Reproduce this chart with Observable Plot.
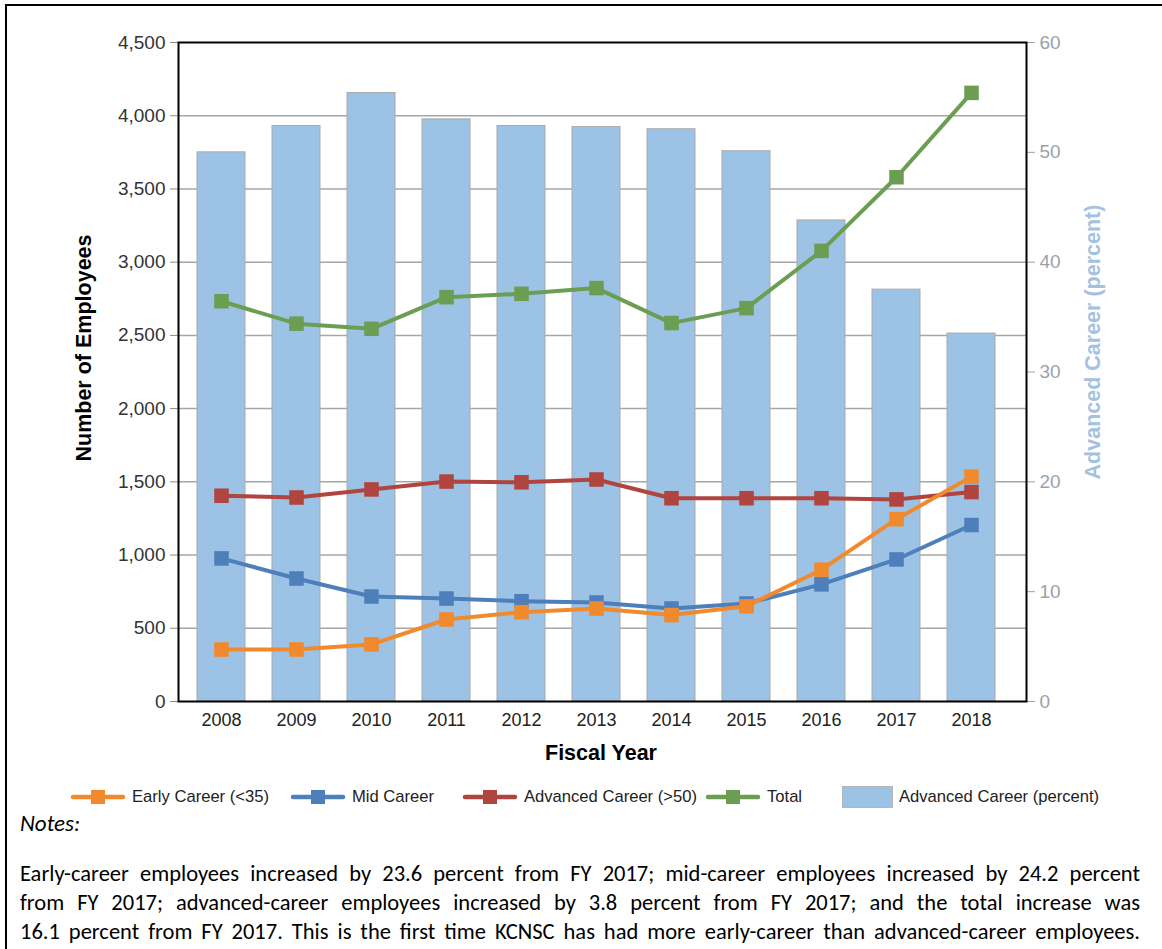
<!DOCTYPE html>
<html>
<head>
<meta charset="utf-8">
<script src="https://cdn.jsdelivr.net/npm/d3@7"></script>
<script src="https://cdn.jsdelivr.net/npm/@observablehq/plot@0.6"></script>
<style>
  html, body { margin: 0; padding: 0; background: #fff; overflow: hidden; }
  body { width: 1162px; height: 949px; position: relative; font-family: "Liberation Sans", Arial, sans-serif; }
  #border { position: absolute; left: 5px; top: 4px; width: 1200px; height: 1000px; border: 2px solid #000; box-sizing: border-box; }
  #chart { position: absolute; left: 0; top: 0; }
  .title { position: absolute; font-weight: bold; font-size: 21.5px; white-space: nowrap; }
  #ytitle { left: 84px; top: 348px; transform: translate(-50%, -50%) rotate(-90deg); color: #000; }
  #y2title { left: 1093px; top: 342px; transform: translate(-50%, -50%) rotate(-90deg); color: #a4c2e0; }
  #xtitle { left: 601px; top: 753px; transform: translate(-50%, -50%); color: #000; }
  #legend { position: absolute; left: 0; top: 786px; height: 22px; width: 1162px; font-size: 16.6px; color: #222; }
  .item { position: absolute; top: 0; height: 22px; display: flex; align-items: center; white-space: nowrap; }
  .item svg { display: block; margin-right: 6px; }
  #notes-label { position: absolute; left: 20px; top: 809px; font-family: Carlito, "Liberation Sans Narrow", "Open Sans", sans-serif; font-style: italic; font-size: 23px; }
  #notes { position: absolute; left: 20px; top: 859px; width: 1120px; font-family: Carlito, "Liberation Sans Narrow", "Open Sans", sans-serif; font-size: 22.5px; color: #000; }
  #notes div { text-align: justify; text-align-last: justify; height: 29px; line-height: 29px; white-space: normal; }
</style>
</head>
<body>
<div id="border"></div>
<div id="chart"></div>
<div class="title" id="ytitle">Number of Employees</div>
<div class="title" id="y2title">Advanced Career (percent)</div>
<div class="title" id="xtitle">Fiscal Year</div>
<div id="legend"></div>
<div id="notes-label">Notes:</div>
<div id="notes"></div>
<script>
// ---- data ----
const years = [2008, 2009, 2010, 2011, 2012, 2013, 2014, 2015, 2016, 2017, 2018];
const earlyCareer    = [355, 355, 390, 560, 610, 635, 590, 650, 900, 1245, 1535];
const midCareer      = [977, 840, 717, 703, 685, 676, 635, 669, 800, 970, 1205];
const advancedCareer = [1405, 1393, 1448, 1502, 1497, 1516, 1388, 1388, 1388, 1380, 1430];
const totalEmployees = [2733, 2580, 2545, 2761, 2784, 2823, 2584, 2686, 3077, 3580, 4156];
const advancedPct    = [50.0, 52.4, 55.4, 53.0, 52.4, 52.3, 52.1, 50.1, 43.8, 37.5, 33.5];
const leftTicks  = [0, 500, 1000, 1500, 2000, 2500, 3000, 3500, 4000, 4500];
const rightTicks = [0, 10, 20, 30, 40, 50, 60];
const seriesNames = ["Early Career (<35)", "Mid Career", "Advanced Career (>50)", "Total"];
const barName = "Advanced Career (percent)";
const noteLines = [
  "Early-career employees increased by 23.6 percent from FY 2017; mid-career employees increased by 24.2 percent",
  "from FY 2017; advanced-career employees increased by 3.8 percent from FY 2017; and the total increase was",
  "16.1 percent from FY 2017.  This is the first time KCNSC has had more early-career than advanced-career employees."
];

// ---- styles ----
const colors = {
  "Early Career (<35)": "#F08A2C",
  "Mid Career": "#4D7FBA",
  "Advanced Career (>50)": "#B0443F",
  "Total": "#6B9E52"
};
const barFill = "#9CC3E5";
const leftMax = 4500, rightMax = 60;
const k = leftMax / rightMax; // right axis → left axis units

const seriesValues = {
  "Early Career (<35)": earlyCareer,
  "Mid Career": midCareer,
  "Advanced Career (>50)": advancedCareer,
  "Total": totalEmployees
};
const barData = years.map((y, i) => ({year: y, pct: advancedPct[i]}));
const drawOrder = ["Total", "Advanced Career (>50)", "Mid Career", "Early Career (<35)"];

const lineMarks = drawOrder.flatMap(name => {
  const rows = years.map((y, i) => ({year: y, value: seriesValues[name][i]}));
  return [
    Plot.line(rows, {x: "year", y: "value", stroke: colors[name], strokeWidth: 4, strokeLinejoin: "round"}),
    Plot.dot(rows, {x: "year", y: "value", symbol: "square", r: 8.2, fill: colors[name], stroke: null})
  ];
});

const chart = Plot.plot({
  width: 1162,
  height: 760,
  marginLeft: 178,
  marginRight: 136,
  marginTop: 42,
  marginBottom: 59,
  style: {fontFamily: '"Liberation Sans", Arial, sans-serif', background: "transparent", overflow: "visible"},
  x: {type: "band", domain: years, paddingInner: 0.354, paddingOuter: 0.205, insetRight: 12.5},
  y: {domain: [0, leftMax]},
  marks: [
    Plot.ruleY(leftTicks.filter(t => t > 0 && t < leftMax), {stroke: "#a6a6a6", strokeWidth: 1.5}),
    Plot.barY(barData, {x: "year", y: d => d.pct * k, fill: barFill, stroke: "#a9a9a9", strokeWidth: 1}),
    Plot.axisY({anchor: "left", ticks: leftTicks, tickFormat: d3.format(","), tickSize: 8, tickPadding: 5,
      stroke: "#8c8c8c", fill: "#333", fontSize: 19, label: null}),
    Plot.axisY({anchor: "right", ticks: rightTicks.map(t => t * k), tickFormat: d => String(Math.round(d / k)),
      tickSize: 8, tickPadding: 5, stroke: "#9aa2ab", fill: "#9aa2ab", fontSize: 19, label: null}),
    Plot.axisX({tickSize: 0, tickPadding: 12, tickFormat: d => String(d), fill: "#222", fontSize: 18, label: null}),
    Plot.frame({stroke: "#000", strokeWidth: 2}),
    ...lineMarks
  ]
});
document.getElementById("chart").appendChild(chart);

// ---- legend ----
const legend = document.getElementById("legend");
const itemX = [70, 290, 462, 705];
seriesNames.forEach((name, i) => {
  const div = document.createElement("div");
  div.className = "item";
  div.style.left = itemX[i] + "px";
  const c = colors[name];
  div.innerHTML = `<svg width="56" height="22"><line x1="3" y1="11" x2="53" y2="11" stroke="${c}" stroke-width="4.5" stroke-linecap="round"/><rect x="21" y="4" width="14" height="14" fill="${c}"/></svg><span>${name.replace("<", "&lt;").replace(">", "&gt;")}</span>`;
  legend.appendChild(div);
});
const barItem = document.createElement("div");
barItem.className = "item";
barItem.style.left = "842px";
barItem.innerHTML = `<svg width="52" height="22" style="margin-right:5px"><rect x="0.5" y="0.5" width="50" height="21" fill="${barFill}" stroke="#b5b5b5"/></svg><span>${barName}</span>`;
legend.appendChild(barItem);

// ---- notes ----
const notes = document.getElementById("notes");
noteLines.forEach(t => {
  const d = document.createElement("div");
  d.textContent = t;
  notes.appendChild(d);
});
</script>
</body>
</html>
----------------------------------------
Word for word, quote the lines above. Omit the pictures.

Reproduce this chart with Observable Plot.
<!DOCTYPE html>
<html>
<head>
<meta charset="utf-8">
<script src="https://cdn.jsdelivr.net/npm/d3@7"></script>
<script src="https://cdn.jsdelivr.net/npm/@observablehq/plot@0.6"></script>
<style>
  html, body { margin: 0; padding: 0; background: #fff; overflow: hidden; }
  body { width: 1162px; height: 949px; position: relative; font-family: "Liberation Sans", Arial, sans-serif; }
  #border { position: absolute; left: 5px; top: 4px; width: 1200px; height: 1000px; border: 2px solid #000; box-sizing: border-box; }
  #chart { position: absolute; left: 0; top: 0; }
  .title { position: absolute; font-weight: bold; font-size: 21.5px; white-space: nowrap; }
  #ytitle { left: 84px; top: 348px; transform: translate(-50%, -50%) rotate(-90deg); color: #000; }
  #y2title { left: 1093px; top: 342px; transform: translate(-50%, -50%) rotate(-90deg); color: #a4c2e0; }
  #xtitle { left: 601px; top: 753px; transform: translate(-50%, -50%); color: #000; }
  #legend { position: absolute; left: 0; top: 786px; height: 22px; width: 1162px; font-size: 16.6px; color: #222; }
  .item { position: absolute; top: 0; height: 22px; display: flex; align-items: center; white-space: nowrap; }
  .item svg { display: block; margin-right: 6px; }
  #notes-label { position: absolute; left: 20px; top: 809px; font-family: Carlito, "Liberation Sans Narrow", "Open Sans", sans-serif; font-style: italic; font-size: 23px; }
  #notes { position: absolute; left: 20px; top: 859px; width: 1120px; font-family: Carlito, "Liberation Sans Narrow", "Open Sans", sans-serif; font-size: 22.5px; color: #000; }
  #notes div { text-align: justify; text-align-last: justify; height: 29px; line-height: 29px; white-space: normal; }
</style>
</head>
<body>
<div id="border"></div>
<div id="chart"></div>
<div class="title" id="ytitle">Number of Employees</div>
<div class="title" id="y2title">Advanced Career (percent)</div>
<div class="title" id="xtitle">Fiscal Year</div>
<div id="legend"></div>
<div id="notes-label">Notes:</div>
<div id="notes"></div>
<script>
// ---- data ----
const years = [2008, 2009, 2010, 2011, 2012, 2013, 2014, 2015, 2016, 2017, 2018];
const earlyCareer    = [355, 355, 390, 560, 610, 635, 590, 650, 900, 1245, 1535];
const midCareer      = [977, 840, 717, 703, 685, 676, 635, 669, 800, 970, 1205];
const advancedCareer = [1405, 1393, 1448, 1502, 1497, 1516, 1388, 1388, 1388, 1380, 1430];
const totalEmployees = [2733, 2580, 2545, 2761, 2784, 2823, 2584, 2686, 3077, 3580, 4156];
const advancedPct    = [50.0, 52.4, 55.4, 53.0, 52.4, 52.3, 52.1, 50.1, 43.8, 37.5, 33.5];
const leftTicks  = [0, 500, 1000, 1500, 2000, 2500, 3000, 3500, 4000, 4500];
const rightTicks = [0, 10, 20, 30, 40, 50, 60];
const seriesNames = ["Early Career (<35)", "Mid Career", "Advanced Career (>50)", "Total"];
const barName = "Advanced Career (percent)";
const noteLines = [
  "Early-career employees increased by 23.6 percent from FY 2017; mid-career employees increased by 24.2 percent",
  "from FY 2017; advanced-career employees increased by 3.8 percent from FY 2017; and the total increase was",
  "16.1 percent from FY 2017.  This is the first time KCNSC has had more early-career than advanced-career employees."
];

// ---- styles ----
const colors = {
  "Early Career (<35)": "#F08A2C",
  "Mid Career": "#4D7FBA",
  "Advanced Career (>50)": "#B0443F",
  "Total": "#6B9E52"
};
const barFill = "#9CC3E5";
const leftMax = 4500, rightMax = 60;
const k = leftMax / rightMax; // right axis → left axis units

const seriesValues = {
  "Early Career (<35)": earlyCareer,
  "Mid Career": midCareer,
  "Advanced Career (>50)": advancedCareer,
  "Total": totalEmployees
};
const barData = years.map((y, i) => ({year: y, pct: advancedPct[i]}));
const drawOrder = ["Total", "Advanced Career (>50)", "Mid Career", "Early Career (<35)"];

const lineMarks = drawOrder.flatMap(name => {
  const rows = years.map((y, i) => ({year: y, value: seriesValues[name][i]}));
  return [
    Plot.line(rows, {x: "year", y: "value", stroke: colors[name], strokeWidth: 4, strokeLinejoin: "round"}),
    Plot.dot(rows, {x: "year", y: "value", symbol: "square", r: 8.2, fill: colors[name], stroke: null})
  ];
});

const chart = Plot.plot({
  width: 1162,
  height: 760,
  marginLeft: 178,
  marginRight: 136,
  marginTop: 42,
  marginBottom: 59,
  style: {fontFamily: '"Liberation Sans", Arial, sans-serif', background: "transparent", overflow: "visible"},
  x: {type: "band", domain: years, paddingInner: 0.354, paddingOuter: 0.205, insetRight: 12.5},
  y: {domain: [0, leftMax]},
  marks: [
    Plot.ruleY(leftTicks.filter(t => t > 0 && t < leftMax), {stroke: "#a6a6a6", strokeWidth: 1.5}),
    Plot.barY(barData, {x: "year", y: d => d.pct * k, fill: barFill, stroke: "#a9a9a9", strokeWidth: 1}),
    Plot.axisY({anchor: "left", ticks: leftTicks, tickFormat: d3.format(","), tickSize: 8, tickPadding: 5,
      stroke: "#8c8c8c", fill: "#333", fontSize: 19, label: null}),
    Plot.axisY({anchor: "right", ticks: rightTicks.map(t => t * k), tickFormat: d => String(Math.round(d / k)),
      tickSize: 8, tickPadding: 5, stroke: "#9aa2ab", fill: "#9aa2ab", fontSize: 19, label: null}),
    Plot.axisX({tickSize: 0, tickPadding: 12, tickFormat: d => String(d), fill: "#222", fontSize: 18, label: null}),
    Plot.frame({stroke: "#000", strokeWidth: 2}),
    ...lineMarks
  ]
});
document.getElementById("chart").appendChild(chart);

// ---- legend ----
const legend = document.getElementById("legend");
const itemX = [70, 290, 462, 705];
seriesNames.forEach((name, i) => {
  const div = document.createElement("div");
  div.className = "item";
  div.style.left = itemX[i] + "px";
  const c = colors[name];
  div.innerHTML = `<svg width="56" height="22"><line x1="3" y1="11" x2="53" y2="11" stroke="${c}" stroke-width="4.5" stroke-linecap="round"/><rect x="21" y="4" width="14" height="14" fill="${c}"/></svg><span>${name.replace("<", "&lt;").replace(">", "&gt;")}</span>`;
  legend.appendChild(div);
});
const barItem = document.createElement("div");
barItem.className = "item";
barItem.style.left = "842px";
barItem.innerHTML = `<svg width="52" height="22" style="margin-right:5px"><rect x="0.5" y="0.5" width="50" height="21" fill="${barFill}" stroke="#b5b5b5"/></svg><span>${barName}</span>`;
legend.appendChild(barItem);

// ---- notes ----
const notes = document.getElementById("notes");
noteLines.forEach(t => {
  const d = document.createElement("div");
  d.textContent = t;
  notes.appendChild(d);
});
</script>
</body>
</html>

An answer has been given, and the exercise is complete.